- _SET EXERCISE_:
Print exactly those lines that run from the beginning of the data to the line bearing "const values = [12.1, 12.1, 14.0, 11.9, 11.0, 12.7, 12.7, 13.6];", inclusive.

- _INFORMATION SUPPLIED_:
** Start **

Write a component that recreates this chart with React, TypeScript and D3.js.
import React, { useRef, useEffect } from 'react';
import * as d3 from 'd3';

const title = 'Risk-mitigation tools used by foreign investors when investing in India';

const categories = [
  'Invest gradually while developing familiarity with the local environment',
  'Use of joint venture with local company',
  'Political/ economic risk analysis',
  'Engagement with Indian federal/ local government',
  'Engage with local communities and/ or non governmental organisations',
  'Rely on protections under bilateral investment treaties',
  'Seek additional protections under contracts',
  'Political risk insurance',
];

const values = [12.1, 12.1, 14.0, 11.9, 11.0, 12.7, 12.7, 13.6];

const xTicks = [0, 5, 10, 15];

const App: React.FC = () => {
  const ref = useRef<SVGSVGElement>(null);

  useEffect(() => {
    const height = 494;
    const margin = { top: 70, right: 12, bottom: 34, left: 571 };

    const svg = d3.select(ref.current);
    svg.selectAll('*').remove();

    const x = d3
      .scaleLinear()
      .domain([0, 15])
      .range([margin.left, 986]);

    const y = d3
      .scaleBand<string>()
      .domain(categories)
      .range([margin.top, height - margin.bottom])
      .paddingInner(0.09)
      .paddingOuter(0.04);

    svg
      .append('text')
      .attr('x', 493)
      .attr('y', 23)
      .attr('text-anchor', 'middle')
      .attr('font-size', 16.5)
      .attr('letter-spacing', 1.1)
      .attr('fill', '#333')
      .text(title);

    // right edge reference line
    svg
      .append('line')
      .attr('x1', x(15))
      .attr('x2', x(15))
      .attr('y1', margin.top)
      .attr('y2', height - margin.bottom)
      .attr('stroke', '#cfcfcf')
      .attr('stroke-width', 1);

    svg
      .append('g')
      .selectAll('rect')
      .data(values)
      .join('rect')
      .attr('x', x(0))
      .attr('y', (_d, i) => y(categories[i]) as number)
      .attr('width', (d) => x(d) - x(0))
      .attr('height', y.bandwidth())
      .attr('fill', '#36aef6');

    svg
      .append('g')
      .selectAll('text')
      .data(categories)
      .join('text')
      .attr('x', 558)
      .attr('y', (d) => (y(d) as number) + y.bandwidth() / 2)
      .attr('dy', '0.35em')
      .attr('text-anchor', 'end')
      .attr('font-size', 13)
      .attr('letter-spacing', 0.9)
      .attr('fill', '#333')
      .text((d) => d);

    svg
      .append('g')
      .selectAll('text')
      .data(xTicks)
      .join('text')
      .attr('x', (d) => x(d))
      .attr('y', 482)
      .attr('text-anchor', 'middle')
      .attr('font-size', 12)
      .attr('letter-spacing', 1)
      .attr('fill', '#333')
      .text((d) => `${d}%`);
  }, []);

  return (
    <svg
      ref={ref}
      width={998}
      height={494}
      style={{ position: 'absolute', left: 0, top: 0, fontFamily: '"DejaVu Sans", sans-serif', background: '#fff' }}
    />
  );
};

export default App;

** End **

- _ANSWER TO THE EXERCISE_:
Write a component that recreates this chart with React, TypeScript and D3.js.
import React, { useRef, useEffect } from 'react';
import * as d3 from 'd3';

const title = 'Risk-mitigation tools used by foreign investors when investing in India';

const categories = [
  'Invest gradually while developing familiarity with the local environment',
  'Use of joint venture with local company',
  'Political/ economic risk analysis',
  'Engagement with Indian federal/ local government',
  'Engage with local communities and/ or non governmental organisations',
  'Rely on protections under bilateral investment treaties',
  'Seek additional protections under contracts',
  'Political risk insurance',
];

const values = [12.1, 12.1, 14.0, 11.9, 11.0, 12.7, 12.7, 13.6];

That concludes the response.